In the light of new information still emerging, it seems now the ICC has no choice but to widen the scope of their investigations into other players named by fixer Mazhar Majeed in his conversations with an undercover journalist. One could cynically say the ICC are only taking this action now because the bad publicity that surrounds the sport in the light of yesterday’s verdicts has left them with no other choice.

Whether anything of substance will be done to rid the sport of this vile cancer, or whether it will simply be a case of more meaningless reports, platitude-laden press releases and empty reassurances remains to be seen.

I for one am not holding my breath.

3 Responses to “Cricket’s wakeup call? Don’t bet on it”

  1. khurram alvi says:

    A very well written article but i guess you have again missed the point. It is not just the players who are corrupt its the involvement of all Cricket boards and the ICC.

    We now know what the IPL is all about and the role BCCI plays in it.
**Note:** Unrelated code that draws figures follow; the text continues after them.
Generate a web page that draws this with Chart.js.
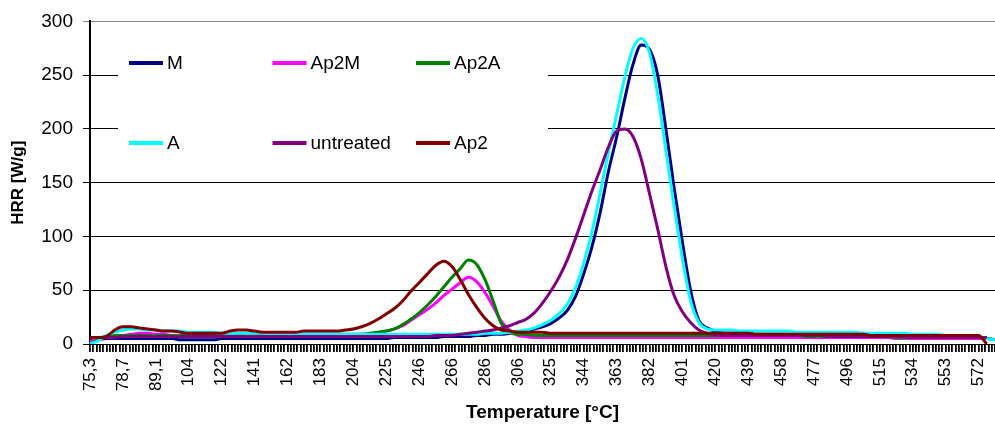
<!DOCTYPE html>
<html>
<head>
<meta charset="utf-8">
<script src="https://cdn.jsdelivr.net/npm/chart.js@4.4.0/dist/chart.umd.min.js"></script>
<style>
  body { margin: 0; background: #fff; }
  #wrap { width: 995px; height: 426px; }
</style>
</head>
<body>
<div id="wrap"><canvas id="hrr" width="995" height="426"></canvas></div>
<script>
// temperature labels printed on the axis (one every SUB sampled points)
var tickLabels = ['75,3','78,7','89,1','104','122','141','162','183','204','225','246','266','286','306',
                  '325','344','363','382','401','420','439','458','477','496','515','534','553','572'];
var SUB = 4;

// HRR [W/g], SUB points per label step
var M = [3,4,5,5,5,5,5,5,5,5,
 5,4,4,4,4,4,5,5,5,5,
 5,5,5,5,5,5,5,5,5,5,
 5,5,5,5,5,5,5,6,6,6,
 6,6,6,7,7,7,7,8,8,9,
 9,10,11,12,14,16,19,24,31,44,
 65,90,122,160,192,228,260,278,274,250,
 200,145,95,50,22,15,12,10,10,10,
 10,9,9,9,9,9,9,9,9,9,
 8,8,8,8,8,8,8,8,7,7,
 7,6,6,6,5,5,5,5,5,5,4];

var Ap2M = [2,5,7,8,8,9,10,10,9,9,
 8,8,8,8,8,8,8,8,8,8,
 8,8,8,8,8,8,8,8,8,8,
 8,8,8,9,9,10,12,14,17,22,
 27,32,38,45,51,57,62,58,48,35,
 21,13,8,7,6,6,6,6,6,6,
 6,6,6,6,6,6,6,6,6,6,
 6,6,6,6,6,6,6,6,6,6,
 6,6,6,6,6,6,6,6,6,6,
 6,6,6,6,6,6,6,6,5,5,
 5,5,5,5,5,5,5,5,5,5,null];

var Ap2A = [0,4,7,8,8,8,8,8,8,8,
 8,8,8,8,8,8,8,8,8,8,
 8,8,8,9,9,9,9,9,9,9,
 9,9,9,9,10,11,12,14,18,23,
 29,36,44,53,62,70,78,74,60,40,
 19,11,9,9,8,8,8,8,8,8,
 8,8,8,8,8,8,8,8,8,8,
 8,8,8,8,8,8,8,8,8,8,
 8,8,8,8,8,8,8,7,7,7,
 7,7,7,7,7,7,7,7,6,6,
 6,6,6,6,6,6,6,6,6,6,null];

var A = [0,3,8,11,13,14,14,13,13,12,
 12,12,11,11,11,11,10,10,10,10,
 10,10,9,9,9,9,9,9,9,9,
 9,9,9,9,9,9,9,9,9,9,
 9,9,9,9,9,9,9,9,10,10,
 10,11,12,13,15,18,22,28,37,52,
 75,104,140,178,213,248,275,284,271,232,
 180,128,80,40,20,14,13,13,13,12,
 12,12,12,12,12,12,11,11,11,11,
 11,11,11,11,10,10,10,10,10,10,
 9,9,9,9,8,8,8,8,7,5,4];

var untreated = [6,6,6,6,7,7,7,7,7,7,
 7,7,7,7,7,7,7,7,7,7,
 7,7,7,7,7,7,7,7,7,7,
 7,7,7,7,7,7,7,7,7,7,
 7,7,8,8,8,9,10,11,12,13,
 15,17,20,23,29,38,49,62,78,98,
 120,142,162,183,198,200,193,172,140,107,
 72,45,30,20,13,10,9,8,8,8,
 8,8,8,8,8,8,8,8,8,8,
 7,7,7,7,7,7,7,7,7,7,
 6,6,6,6,6,6,6,6,6,6,null];

var Ap2 = [6,6,7,13,16,16,15,14,13,12,
 12,11,10,10,10,10,10,12,13,13,
 12,11,11,11,11,11,12,12,12,12,
 12,13,14,16,19,23,28,33,40,49,
 57,65,73,77,72,60,46,34,24,17,
 13,12,11,11,11,11,10,10,10,10,
 10,10,10,10,10,10,10,10,10,10,
 10,10,10,10,10,10,10,10,10,10,
 10,9,9,9,9,9,9,9,9,9,
 9,9,9,9,9,8,8,8,8,8,
 8,8,8,8,8,8,8,8,8,0,null];

var yTicks = [0, 50, 100, 150, 200, 250, 300];

// category list: a label every SUB points, blanks between
var categories = [];
tickLabels.forEach(function (t) {
  categories.push(t);
  for (var k = 1; k < SUB; k++) categories.push('');
});
categories = categories.slice(0, M.length);

var FONT = "'Liberation Sans', Arial, sans-serif";

function series(label, data, color, order) {
  return {
    label: label, data: data, borderColor: color, backgroundColor: color,
    borderWidth: 3, pointRadius: 0, fill: false, order: order,
    xAxisID: 'x', yAxisID: 'y',
    cubicInterpolationMode: 'monotone'
  };
}

// legend drawn inside the plot on a white box, 2 rows x 3 columns
var boxLegend = {
  id: 'boxLegend',
  beforeDatasetsDraw: function (chart) {
    var c = chart.ctx;
    c.save();
    c.fillStyle = '#fff';
    c.fillRect(118, 24, 430, 146);
    c.font = '19px ' + FONT;
    c.textBaseline = 'middle';
    chart.data.datasets.forEach(function (ds, i) {
      var x = 129 + (i % 3) * 143.5;
      var y = 63 + Math.floor(i / 3) * 80;
      c.strokeStyle = ds.borderColor;
      c.lineWidth = 4;
      c.beginPath(); c.moveTo(x, y); c.lineTo(x + 34, y); c.stroke();
      c.fillStyle = '#000';
      c.fillText(ds.label, x + 38, y + 1);
    });
    c.restore();
  }
};

var ctx = document.getElementById('hrr');
var chart = new Chart(ctx, {
  type: 'line',
  data: {
    labels: categories,
    datasets: [
      series('M', M, '#000080', 6),
      series('Ap2M', Ap2M, '#FF00FF', 5),
      series('Ap2A', Ap2A, '#008000', 4),
      series('A', A, '#00FFFF', 3),
      series('untreated', untreated, '#800080', 2),
      series('Ap2', Ap2, '#800000', 1)
    ]
  },
  plugins: [boxLegend],
  options: {
    responsive: false,
    animation: false,
    layout: { padding: { top: 20, right: 0, bottom: 0, left: 0 } },
    plugins: { legend: { display: false }, tooltip: { enabled: false } },
    scales: {
      x: {
        type: 'category', position: 'bottom', weight: 1,
        ticks: { autoSkip: false, minRotation: 90, maxRotation: 90, padding: 6,
                 color: '#000', font: { size: 17, family: FONT } },
        grid: { display: false, drawTicks: false },
        border: { display: false },
        title: { display: true, text: 'Temperature [°C]', color: '#000',
                 font: { size: 19, weight: 'bold', family: FONT }, padding: { top: 0, bottom: 2 } },
        afterFit: function (s) { s.height = 74; s.paddingLeft = 0; s.paddingRight = 0; }
      },
      xt: {
        type: 'linear', axis: 'x', position: 'bottom', weight: 0,
        min: 0, max: categories.length - 1,
        ticks: { display: false, stepSize: SUB / 10 },
        grid: { drawOnChartArea: false, tickLength: 8, color: '#000', lineWidth: 1.8 },
        border: { display: true, color: '#000', width: 1 },
        afterFit: function (s) { s.height = 8; s.paddingLeft = 0; s.paddingRight = 0; }
      },
      y: {
        min: yTicks[0], max: yTicks[yTicks.length - 1],
        afterBuildTicks: function (s) { s.ticks = yTicks.map(function (v) { return { value: v }; }); },
        ticks: { padding: 10, color: '#000', font: { size: 19, family: FONT } },
        grid: {
          color: function (c) { return c.tick && c.tick.value === 300 ? '#888' : '#000'; },
          lineWidth: 1, tickLength: 7
        },
        border: { display: true, color: '#000', width: 2 },
        title: { display: true, text: 'HRR [W/g]', color: '#000',
                 font: { size: 17, weight: 'bold', family: FONT }, padding: { top: 8, bottom: 0 } },
        afterFit: function (s) { s.width = 90; }
      }
    }
  }
});
</script>
</body>
</html>
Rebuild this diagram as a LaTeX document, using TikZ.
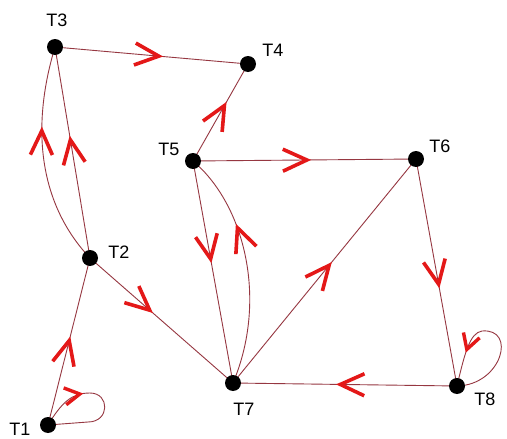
\documentclass[tikz,border=0pt]{standalone}
\usepackage{fontspec}
\setmainfont{Liberation Sans}
\usetikzlibrary{arrows.meta,decorations.markings}
\definecolor{edgecol}{RGB}{150,55,65}
\definecolor{chevcol}{RGB}{228,24,24}
\tikzset{
  vtx/.style={circle,fill=black,inner sep=0pt,minimum size=16pt},
  lbl/.style={inner sep=0pt,font=\fontsize{18}{18}\selectfont},
  edge/.style={draw=edgecol,line width=0.9pt},
  chev/.tip={Straight Barb[length=24pt,width=22pt,line width=3.6pt,color=chevcol]},
  chevs/.tip={Straight Barb[length=15pt,width=17pt,line width=3.4pt,color=chevcol]},
  midarr/.style={postaction={decorate,decoration={markings,mark=at position #1 with {\arrow{chev}}}}},
  midarrs/.style={postaction={decorate,decoration={markings,mark=at position #1 with {\arrow{chevs}}}}}
}
\begin{document}
\begin{tikzpicture}[x=1pt,y=-1pt]
\useasboundingbox[fill=white] (0,0) rectangle (507,439);
% vertex positions
\coordinate (T1) at (48,425);
\coordinate (T2) at (90,258);
\coordinate (T3) at (55,47);
\coordinate (T4) at (248,64);
\coordinate (T5) at (193,161);
\coordinate (T6) at (416,159);
\coordinate (T7) at (233,383);
\coordinate (T8) at (457,386);
% edges
\path[edge,midarr=0.53] (T1) -- (T2);
\path[edge,midarrs=0.34] (T1) .. controls (62,402) and (72,393) .. (90,393) .. controls (110,393) and (110,422) .. (88,422) -- (T1);
\path[edge,midarr=0.58] (T2) -- (T3);
\path[edge,midarr=0.64] (T2) .. controls (40,205) and (30,130) .. (T3);
\path[edge,midarr=0.56] (T3) -- (T4);
\path[edge,midarr=0.61] (T5) -- (T4);
\path[edge,midarr=0.53] (T5) -- (T6);
\path[edge,midarr=0.44] (T2) -- (T7);
\path[edge,midarr=0.46] (T5) -- (T7);
\path[edge,midarr=0.68] (T7) .. controls (268,300) and (245,205) .. (T5);
\path[edge,midarr=0.54] (T7) -- (T6);
\path[edge,midarr=0.57] (T6) -- (T8);
\path[edge,midarr=0.54] (T8) -- (T7);
\path[edge,midarrs=0.78] (T8) .. controls (502,385) and (517,328) .. (482,331) .. controls (470,333) and (465,352) .. (T8);
% vertices
\node[vtx] (n1) at (T1) {};
\node[vtx] (n2) at (T2) {};
\node[vtx] (n3) at (T3) {};
\node[vtx] (n4) at (T4) {};
\node[vtx] (n5) at (T5) {};
\node[vtx] (n6) at (T6) {};
\node[vtx] (n7) at (T7) {};
\node[vtx] (n8) at (T8) {};
% labels
\node[lbl] (l1) at (20,429) {T1};
\node[lbl] (l2) at (119,252) {T2};
\node[lbl] (l3) at (57,20) {T3};
\node[lbl] (l4) at (273,50) {T4};
\node[lbl] (l5) at (169,149) {T5};
\node[lbl] (l6) at (440,146) {T6};
\node[lbl] (l7) at (244,409) {T7};
\node[lbl] (l8) at (485,399) {T8};
\end{tikzpicture}
\end{document}
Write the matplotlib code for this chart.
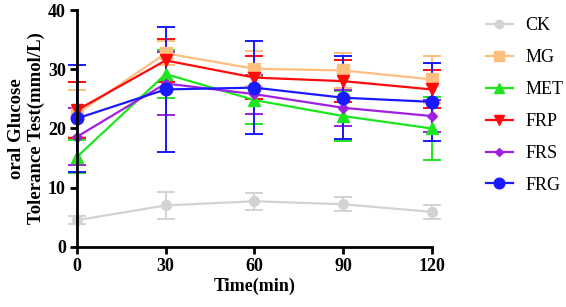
import numpy as np
import matplotlib.pyplot as plt
from matplotlib.lines import Line2D

plt.rcParams['font.family'] = ['Liberation Serif', 'DejaVu Serif']

time = [0, 30, 60, 90, 120]
groups = ['CK', 'MG', 'MET', 'FRP', 'FRS', 'FRG']

ck = [4.5, 7.0, 7.7, 7.2, 5.9]
ck_err = [0.7, 2.3, 1.4, 1.2, 1.2]
mg = [22.5, 32.7, 30.1, 29.8, 28.3]
mg_err = [4.0, 2.0, 3.0, 3.0, 4.0]
met = [15.2, 29.2, 24.8, 22.1, 20.0]
met_err = [2.8, 4.1, 4.1, 4.2, 5.4]
frp = [23.1, 31.5, 28.6, 28.0, 26.6]
frp_err = [4.7, 3.7, 3.6, 3.5, 3.2]
frs = [18.6, 27.6, 25.8, 23.5, 22.1]
frs_err = [4.8, 5.4, 3.3, 3.0, 2.7]
frg = [21.7, 26.6, 26.9, 25.2, 24.5]
frg_err = [9.0, 10.6, 7.8, 7.0, 6.6]

means = [ck, mg, met, frp, frs, frg]
errs = [ck_err, mg_err, met_err, frp_err, frs_err, frg_err]
colors = ['#d3d3d3', '#fdbf80', '#1ee61e', '#ff0a0a', '#a020e0', '#1a1aff']
markers = ['o', 's', '^', 'v', 'D', 'o']
msizes = [7, 8, 8, 8, 5, 9]

fig = plt.figure(figsize=(5.66, 3.07), dpi=100)
ax = fig.add_axes([0.136, 0.196, 0.627, 0.771])

for name, m, e, c, mk, ms in zip(groups, means, errs, colors, markers, msizes):
    ax.errorbar(time, m, yerr=e, color=c, marker=mk, markersize=ms, lw=1.6,
                elinewidth=1.4, capsize=6.5, capthick=1.4, clip_on=False)

ax.set_xlim(0, 120)
ax.set_ylim(0, 40)
ax.set_xticks(time)
ax.set_yticks([0, 10, 20, 30, 40])
for s in ['top', 'right']:
    ax.spines[s].set_visible(False)
for s in ['left', 'bottom']:
    ax.spines[s].set_linewidth(2)
ax.tick_params(width=2, length=5, labelsize=13, pad=3)
for lab in ax.get_xticklabels() + ax.get_yticklabels():
    lab.set_fontweight('bold')

ax.set_xlabel('Time(min)', fontsize=13, fontweight='bold', labelpad=2)
ax.set_ylabel('oral Glucose\nTolerance Test(mmol/L)', fontsize=13.5, fontweight='bold', labelpad=2)

handles = [Line2D([], [], color=c, marker=mk, markersize=ms * 0.85, lw=1.6)
           for c, mk, ms in zip(colors, markers, msizes)]
fig.legend(handles, groups, loc='upper left', bbox_to_anchor=(0.858, 0.945), frameon=False,
           fontsize=13, handlelength=1.5, labelspacing=0.83, handletextpad=0.7,
           borderpad=0, borderaxespad=0)

fig.savefig('out.png', dpi=100)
Their influence on ICC is growing by by the day and I really can’t believe that their is a cricket match played these days without any Spot fixing.

    Yes, all matches might not be fixed but spot fixing is way too easy and unless some one keeps a check on ICC and the boards there is little we can hope for.

    Being a an absolute cricket mad fan when young , I have lost all hope after the world cup in 2011. The stories that came out were sad and disturbing to say the least. I pray that there are better times ahead but i am really finding it hard to be optimistic.


    Khurram (now a bigger football fan) Alvi.

  2. legsidefilth says:

    Thanks for your comment, Khurram – it’s obvious you feel strongly about this issue, and I don’t blame you.

    While I don’t believe cheating in cricket has reached Tour de France levels, it’s plain that self-interest on the part of some will always take precedence over what is best for the sport. No sport can ever be 100 per cent clean, but I wholeheartedly agree with you that there needs to be transparency and accountability from the top down – certainly a damn sight more than there is at present.

    Right now, cricket’s biggest problem is one of perception: no matter what Ronnie Flanagan and co. might say, every moment in which a no-ball is bowled, a catch is dropped or a stumping missed will raise more eyebrows than it did before, and you cannot keep faith in a sport you cannot trust.

    I’m sorry the sport has lost you as a fan, mate – recent events may not have destroyed my love for the game, but days like these certainly test it.



  3. Lucretia says:

    I have to agree with Khurram. The boards are as much to blame as they have so little power or even interest in confronting this. The ICC as a board has no credibility at all.